I’m looking for sweet inspiration every morning, noon and night/
But these days, it just keeps on passing me by.
–Gerry Rafferty, “A Dangerous Age”
I come from a journalistic background (I know, previously I’ve said I come from a screenwriting background, but you’re just going to have to take my word for it–I was a reporter before I ever tried to write screenplays, just to prove I couldn’t make a living in many disciplines at once), and there isn’t anything a reporter likes better than a good juicy quote.
In spite of the cost of living, it’s still popular.
A quote is nutrition to a journalist: not only is it something that bolsters your article, but someone else already wrote it for you! There are now that many fewer words you have to come up with on your own. And sometimes, even though we don’t like to admit it, other people articulate a point better than we do. It’s a home run (I’m watching the Yankees/Red Sox series this weekend, so be prepared for inadvertent baseball cliches).
Being with a woman all night never hurt no professional baseball player. It’s staying up all night looking for a woman that does him in.
For a novelist, a quote is something else entirely. We use them as epigrams: they start a book, a chapter, or a section to illustrate some point we’re too lazy or untalented to express on our own. They work like crazy, and we have a good time showing off how erudite and/or hip we are by quoting people who are cool.
I hadn’t used them up until now, but in the upcoming Some Like It Hot Buttered, which begins the Comedy Tonight series, I did sneak in a few epigrams, from people like Woody Allen, Mel Brooks and other authorities on comedy. I didn’t do it to bolster my word count–although it doesn’t hurt–but to set up things that are going to happen in the coming section of the book. Hopefully, readers will get the connection, and if they don’t, I chose the wrong quotes.
I quote others only the better to express myself.
-Michel de Montaigne
The point is: I definitely believe choosing those quotes was the most enjoyable part of the whole writing enterprise.
I probably spent more time looking for the right thing to set up a section than I did writing the section itself, and that’s saying something. It’s not that I couldn’t find a proper quotation to illustrate my point–it’s more that I had to narrow down the field. And even though I knew I’d probably use the first one that popped into my head before I touched my keyboard, I made sure to look through every possible source on comedy (and I have a few) I could get my grubby little hands on.

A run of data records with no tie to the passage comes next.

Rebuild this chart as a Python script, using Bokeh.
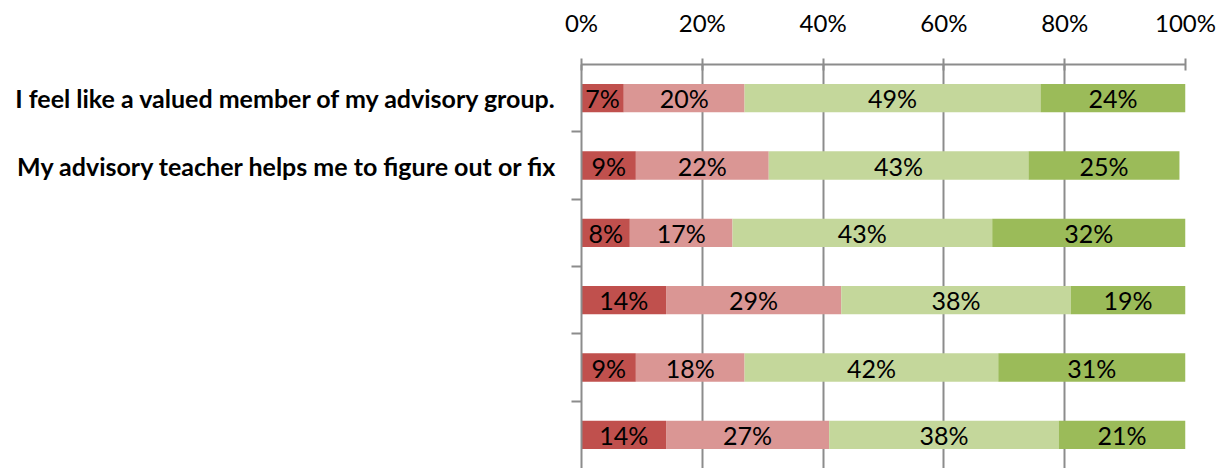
from bokeh.plotting import figure
from bokeh.models import Range1d, FixedTicker, PrintfTickFormatter, ColumnDataSource
from bokeh.core.properties import value
from bokeh.embed import file_html
from bokeh.resources import INLINE

# ---- data ----
labels = [
    "I feel like a valued member of my advisory group.",
    "My advisory teacher helps me to figure out or fix",
    "", "", "", "",
]
strongly_disagree = [7, 9, 8, 14, 9, 14]
disagree = [20, 22, 17, 29, 18, 27]
agree = [49, 43, 43, 38, 42, 38]
strongly_agree = [24, 25, 32, 19, 31, 21]
series = [strongly_disagree, disagree, agree, strongly_agree]
colors = ["#C0504D", "#DA9694", "#C4D79B", "#9BBB59"]
x_ticks = [0, 20, 40, 60, 80, 100]

FONT = "Lato"
GRID = "#8C8C8C"

n = len(labels)
centers = [i + 0.5 for i in range(n)]

p = figure(width=1225, height=468,
           x_range=Range1d(0, 100), y_range=Range1d(n, 0),
           x_axis_location="above",
           output_backend="svg", toolbar_location=None,
           min_border_left=581, min_border_right=40,
           min_border_top=64, min_border_bottom=0)
p.outline_line_color = None
p.background_fill_color = "white"

left = [0] * n
for vals, col in zip(series, colors):
    right = [l + v for l, v in zip(left, vals)]
    src = ColumnDataSource(dict(
        y=centers, left=left, right=right,
        mid=[(l + r) / 2 for l, r in zip(left, right)],
        txt=[f"{v}%" for v in vals],
    ))
    p.hbar(y="y", left="left", right="right", height=0.42, source=src,
           fill_color=col, line_color=None)
    p.text(x="mid", y="y", text="txt", source=src,
           text_align="center", text_baseline="middle",
           text_font=value(FONT), text_font_size="25px", text_color="black")
    left = right

# top axis
xa = p.xaxis[0]
xa.ticker = FixedTicker(ticks=x_ticks)
xa.formatter = PrintfTickFormatter(format="%d%%")
xa.major_label_text_font = FONT
xa.major_label_text_font_size = "24px"
xa.major_label_text_color = "black"
xa.major_label_standoff = 22
xa.major_tick_in = 6
xa.major_tick_out = 6
xa.minor_tick_in = 0
xa.minor_tick_out = 0
xa.axis_line_color = GRID
xa.axis_line_width = 2
xa.major_tick_line_color = GRID
xa.major_tick_line_width = 2

# left axis
ya = p.yaxis[0]
ya.ticker = FixedTicker(ticks=centers, minor_ticks=[i for i in range(1, n)])
ya.major_label_overrides = {c: lab for c, lab in zip(centers, labels)}
ya.major_label_text_font = FONT
ya.major_label_text_font_style = "bold"
ya.major_label_text_font_size = "25px"
ya.major_label_text_color = "black"
ya.major_label_standoff = 14
ya.major_tick_in = 0
ya.major_tick_out = 0
ya.minor_tick_in = 0
ya.minor_tick_out = 10
ya.minor_tick_line_color = GRID
ya.minor_tick_line_width = 2
ya.axis_line_color = GRID
ya.axis_line_width = 2

p.xgrid.ticker = FixedTicker(ticks=x_ticks)
p.xgrid.grid_line_color = GRID
p.xgrid.grid_line_width = 2
p.ygrid.grid_line_color = None

open("out.html", "w").write(file_html(p, INLINE))
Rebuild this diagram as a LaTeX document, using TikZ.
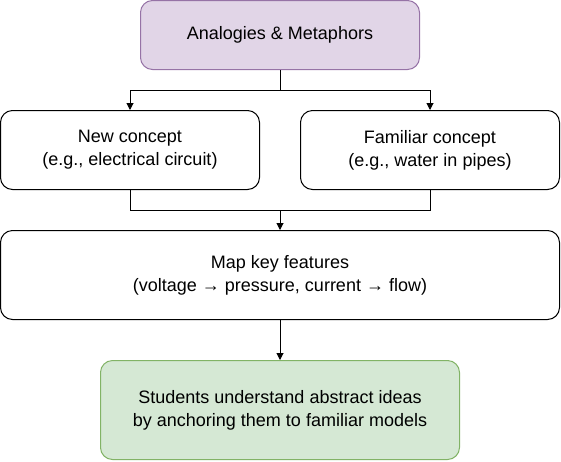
\documentclass[tikz,border=0pt]{standalone}
\usepackage{fontspec}
\setmainfont{Liberation Sans}
\usetikzlibrary{arrows.meta}
\definecolor{purpfill}{HTML}{E1D5E7}
\definecolor{purpline}{HTML}{9673A6}
\definecolor{grnfill}{HTML}{D5E8D4}
\definecolor{grnline}{HTML}{82B366}
\tikzset{
  box/.style={draw=black, fill=white, rounded corners=12pt, line width=1pt, align=center, inner sep=0pt,
    font=\fontsize{18}{23}\selectfont},
  conn/.style={draw=black, line width=1pt, -{Triangle[width=7pt,length=7pt]}},
}
\begin{document}
\begin{tikzpicture}[x=1pt,y=-1pt]
\useasboundingbox (0,0) rectangle (561,461);
\node[box, draw=purpline, fill=purpfill, minimum width=279pt, minimum height=69pt] (top) at (280,35) {Analogies \& Metaphors};
\node[box, minimum width=259pt, minimum height=79pt] (new) at (130,150) {New concept\\(e.g., electrical circuit)};
\node[box, minimum width=259pt, minimum height=79pt] (fam) at (430,150) {Familiar concept\\(e.g., water in pipes)};
\node[box, minimum width=559pt, minimum height=89pt] (map) at (280,275) {Map key features\\(voltage → pressure, current → flow)};
\node[box, draw=grnline, fill=grnfill, minimum width=359pt, minimum height=99pt] (stu) at (280,410) {Students understand abstract ideas\\by anchoring them to familiar models};
\coordinate (j1) at (280,90);
\coordinate (j2) at (280,210);
\draw[conn] (top.south) -- (j1) -| (new.north);
\draw[conn] (top.south) -- (j1) -| (fam.north);
\draw[line width=1pt] (new.south) |- (j2);
\draw[line width=1pt] (fam.south) |- (j2);
\draw[conn] (j2) -- (map.north);
\draw[conn] (map.south) -- (stu.north);
\end{tikzpicture}
\end{document}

It was just too damn much fun to stop.
Let me tell you the secret that has led me to my goal. My strength lies solely in my tenacity.
In the end, I hope these were the proper quotations, and as I’m staring Book #2 in the series dead in the face, I have that to keep me going. Yeah, I have to come up with 80,000 words on my own, but in the midst of it, I’ll be able to thumb through every resource and comb my own mind for pithy quotes that might make the next part of the book come through a little better. It’ll be a long, tedious, time-consuming process that will undoubtedly tax my troubled brain for hours on end.
Too much of a good thing can be wonderful.
I can’t wait.
Finding clever quotes is always entertaining. However, when actually looking for them, I rarely find really good ones.
The Casey Stengel and Mae West quotes have long been favorites.
So, does anyone have any quotes to share with the commenters today?
Here’s an inspirational one I’ve got hanging about my computer:
“Don’t get it right. Get it written.” James Thurber
And here’s the other quote on my wall . . . just to the left of the Thurber:”You try and you try and you fail, and then you go deeper.” Shunryu Suzuki
“The secret to success in this business is sincerity. If you can fake that, you’ve got it made.”–George Burns
On the door to my office:There are no rules except those you create, page by page.– Staurt Woods.Truly words to live by.
“Art should never try to be popular.” so said Oscar Wilde.
Ha! Try telling your publisher that.
One I often use for online signatures is:”What’s right isn’t always popular, and what’s popular isn’t always right.”–unknown (but frequently atributed online to Howard Cosell)
Another, from J. C. Watts:”Character is doing the right thing when nobody’s looking.”
There’s also the famous:
“This author’s work is good and original. Unfortunately, what’s good isn’t original and what’s original isn’t good.”